# START OF Data shown

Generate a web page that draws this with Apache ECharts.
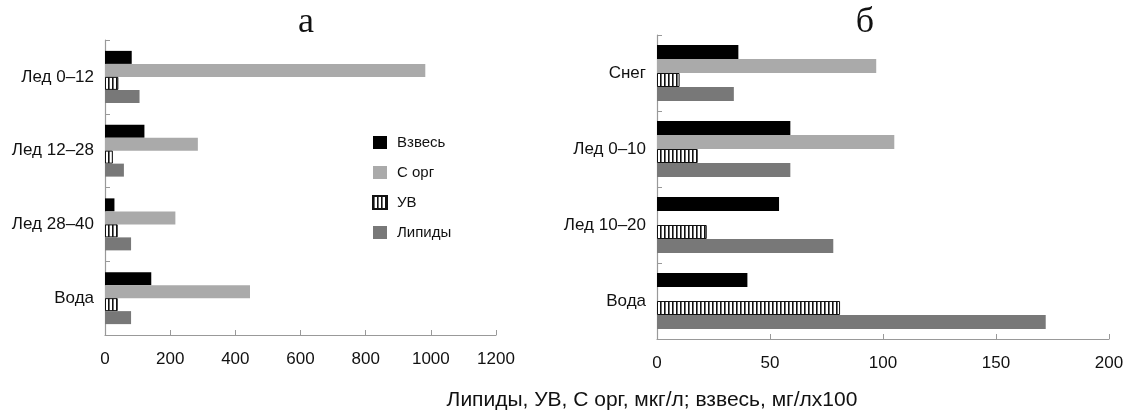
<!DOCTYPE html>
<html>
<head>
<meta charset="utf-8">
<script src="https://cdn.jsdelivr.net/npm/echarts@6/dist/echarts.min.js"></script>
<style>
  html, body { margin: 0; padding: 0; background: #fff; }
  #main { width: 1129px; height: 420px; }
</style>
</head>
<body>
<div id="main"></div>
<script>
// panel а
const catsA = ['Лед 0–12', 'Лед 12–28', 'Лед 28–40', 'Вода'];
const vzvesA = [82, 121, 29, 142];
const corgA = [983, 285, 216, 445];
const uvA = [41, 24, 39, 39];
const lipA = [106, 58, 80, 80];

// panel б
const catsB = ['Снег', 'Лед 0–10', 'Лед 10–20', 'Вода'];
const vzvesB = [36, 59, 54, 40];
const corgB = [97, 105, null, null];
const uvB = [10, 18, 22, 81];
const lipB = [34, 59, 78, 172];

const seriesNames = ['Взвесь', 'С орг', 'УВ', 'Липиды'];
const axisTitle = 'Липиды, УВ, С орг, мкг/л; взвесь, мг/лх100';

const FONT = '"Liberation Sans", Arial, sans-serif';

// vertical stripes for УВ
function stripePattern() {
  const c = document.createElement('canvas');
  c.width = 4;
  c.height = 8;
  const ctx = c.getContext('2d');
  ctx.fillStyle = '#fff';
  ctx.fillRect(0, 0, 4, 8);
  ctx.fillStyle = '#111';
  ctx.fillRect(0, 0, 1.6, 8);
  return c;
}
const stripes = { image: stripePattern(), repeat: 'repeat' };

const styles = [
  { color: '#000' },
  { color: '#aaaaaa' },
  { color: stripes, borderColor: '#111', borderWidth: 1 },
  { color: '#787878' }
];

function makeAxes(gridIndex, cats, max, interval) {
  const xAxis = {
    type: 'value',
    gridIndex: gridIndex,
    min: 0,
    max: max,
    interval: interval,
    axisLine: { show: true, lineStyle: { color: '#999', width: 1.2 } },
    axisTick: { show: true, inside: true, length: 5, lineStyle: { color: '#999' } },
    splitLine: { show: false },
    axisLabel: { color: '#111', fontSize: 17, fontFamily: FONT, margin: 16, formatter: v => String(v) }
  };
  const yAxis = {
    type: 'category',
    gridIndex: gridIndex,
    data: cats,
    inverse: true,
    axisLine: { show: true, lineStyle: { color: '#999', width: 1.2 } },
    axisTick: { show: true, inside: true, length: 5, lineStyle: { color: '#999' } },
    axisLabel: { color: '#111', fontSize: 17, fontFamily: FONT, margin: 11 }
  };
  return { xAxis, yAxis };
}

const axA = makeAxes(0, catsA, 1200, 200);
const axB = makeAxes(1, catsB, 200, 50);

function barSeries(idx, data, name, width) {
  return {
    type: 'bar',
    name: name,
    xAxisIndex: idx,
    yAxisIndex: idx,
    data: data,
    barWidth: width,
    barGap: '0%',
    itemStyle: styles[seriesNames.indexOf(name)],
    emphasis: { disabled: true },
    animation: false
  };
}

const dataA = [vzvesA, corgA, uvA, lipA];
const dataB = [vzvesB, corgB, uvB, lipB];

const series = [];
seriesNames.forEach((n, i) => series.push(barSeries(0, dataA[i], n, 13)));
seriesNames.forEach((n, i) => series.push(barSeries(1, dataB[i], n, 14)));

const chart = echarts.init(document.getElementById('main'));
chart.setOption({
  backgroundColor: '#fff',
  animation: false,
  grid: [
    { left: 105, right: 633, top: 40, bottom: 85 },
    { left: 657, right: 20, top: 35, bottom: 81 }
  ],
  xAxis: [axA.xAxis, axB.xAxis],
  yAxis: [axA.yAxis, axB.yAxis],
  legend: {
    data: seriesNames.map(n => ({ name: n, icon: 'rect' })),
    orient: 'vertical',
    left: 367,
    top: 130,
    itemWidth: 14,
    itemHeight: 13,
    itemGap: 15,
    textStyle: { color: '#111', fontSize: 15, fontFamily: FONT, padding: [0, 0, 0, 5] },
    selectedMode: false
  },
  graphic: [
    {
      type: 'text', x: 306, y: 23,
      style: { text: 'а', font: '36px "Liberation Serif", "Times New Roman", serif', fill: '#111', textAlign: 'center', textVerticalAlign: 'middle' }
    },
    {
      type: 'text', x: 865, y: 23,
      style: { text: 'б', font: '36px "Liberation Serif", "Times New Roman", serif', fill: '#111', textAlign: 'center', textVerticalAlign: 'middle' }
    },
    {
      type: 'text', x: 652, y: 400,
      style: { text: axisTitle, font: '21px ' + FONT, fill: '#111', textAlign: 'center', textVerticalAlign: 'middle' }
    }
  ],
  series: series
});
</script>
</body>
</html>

# END OF Data shown

● Problem details: Leave out the pictures and retype every line above exactly.

● Task result:
Generate a web page that draws this with Apache ECharts.
<!DOCTYPE html>
<html>
<head>
<meta charset="utf-8">
<script src="https://cdn.jsdelivr.net/npm/echarts@6/dist/echarts.min.js"></script>
<style>
  html, body { margin: 0; padding: 0; background: #fff; }
  #main { width: 1129px; height: 420px; }
</style>
</head>
<body>
<div id="main"></div>
<script>
// panel а
const catsA = ['Лед 0–12', 'Лед 12–28', 'Лед 28–40', 'Вода'];
const vzvesA = [82, 121, 29, 142];
const corgA = [983, 285, 216, 445];
const uvA = [41, 24, 39, 39];
const lipA = [106, 58, 80, 80];

// panel б
const catsB = ['Снег', 'Лед 0–10', 'Лед 10–20', 'Вода'];
const vzvesB = [36, 59, 54, 40];
const corgB = [97, 105, null, null];
const uvB = [10, 18, 22, 81];
const lipB = [34, 59, 78, 172];

const seriesNames = ['Взвесь', 'С орг', 'УВ', 'Липиды'];
const axisTitle = 'Липиды, УВ, С орг, мкг/л; взвесь, мг/лх100';

const FONT = '"Liberation Sans", Arial, sans-serif';

// vertical stripes for УВ
function stripePattern() {
  const c = document.createElement('canvas');
  c.width = 4;
  c.height = 8;
  const ctx = c.getContext('2d');
  ctx.fillStyle = '#fff';
  ctx.fillRect(0, 0, 4, 8);
  ctx.fillStyle = '#111';
  ctx.fillRect(0, 0, 1.6, 8);
  return c;
}
const stripes = { image: stripePattern(), repeat: 'repeat' };

const styles = [
  { color: '#000' },
  { color: '#aaaaaa' },
  { color: stripes, borderColor: '#111', borderWidth: 1 },
  { color: '#787878' }
];

function makeAxes(gridIndex, cats, max, interval) {
  const xAxis = {
    type: 'value',
    gridIndex: gridIndex,
    min: 0,
    max: max,
    interval: interval,
    axisLine: { show: true, lineStyle: { color: '#999', width: 1.2 } },
    axisTick: { show: true, inside: true, length: 5, lineStyle: { color: '#999' } },
    splitLine: { show: false },
    axisLabel: { color: '#111', fontSize: 17, fontFamily: FONT, margin: 16, formatter: v => String(v) }
  };
  const yAxis = {
    type: 'category',
    gridIndex: gridIndex,
    data: cats,
    inverse: true,
    axisLine: { show: true, lineStyle: { color: '#999', width: 1.2 } },
    axisTick: { show: true, inside: true, length: 5, lineStyle: { color: '#999' } },
    axisLabel: { color: '#111', fontSize: 17, fontFamily: FONT, margin: 11 }
  };
  return { xAxis, yAxis };
}

const axA = makeAxes(0, catsA, 1200, 200);
const axB = makeAxes(1, catsB, 200, 50);

function barSeries(idx, data, name, width) {
  return {
    type: 'bar',
    name: name,
    xAxisIndex: idx,
    yAxisIndex: idx,
    data: data,
    barWidth: width,
    barGap: '0%',
    itemStyle: styles[seriesNames.indexOf(name)],
    emphasis: { disabled: true },
    animation: false
  };
}

const dataA = [vzvesA, corgA, uvA, lipA];
const dataB = [vzvesB, corgB, uvB, lipB];

const series = [];
seriesNames.forEach((n, i) => series.push(barSeries(0, dataA[i], n, 13)));
seriesNames.forEach((n, i) => series.push(barSeries(1, dataB[i], n, 14)));

const chart = echarts.init(document.getElementById('main'));
chart.setOption({
  backgroundColor: '#fff',
  animation: false,
  grid: [
    { left: 105, right: 633, top: 40, bottom: 85 },
    { left: 657, right: 20, top: 35, bottom: 81 }
  ],
  xAxis: [axA.xAxis, axB.xAxis],
  yAxis: [axA.yAxis, axB.yAxis],
  legend: {
    data: seriesNames.map(n => ({ name: n, icon: 'rect' })),
    orient: 'vertical',
    left: 367,
    top: 130,
    itemWidth: 14,
    itemHeight: 13,
    itemGap: 15,
    textStyle: { color: '#111', fontSize: 15, fontFamily: FONT, padding: [0, 0, 0, 5] },
    selectedMode: false
  },
  graphic: [
    {
      type: 'text', x: 306, y: 23,
      style: { text: 'а', font: '36px "Liberation Serif", "Times New Roman", serif', fill: '#111', textAlign: 'center', textVerticalAlign: 'middle' }
    },
    {
      type: 'text', x: 865, y: 23,
      style: { text: 'б', font: '36px "Liberation Serif", "Times New Roman", serif', fill: '#111', textAlign: 'center', textVerticalAlign: 'middle' }
    },
    {
      type: 'text', x: 652, y: 400,
      style: { text: axisTitle, font: '21px ' + FONT, fill: '#111', textAlign: 'center', textVerticalAlign: 'middle' }
    }
  ],
  series: series
});
</script>
</body>
</html>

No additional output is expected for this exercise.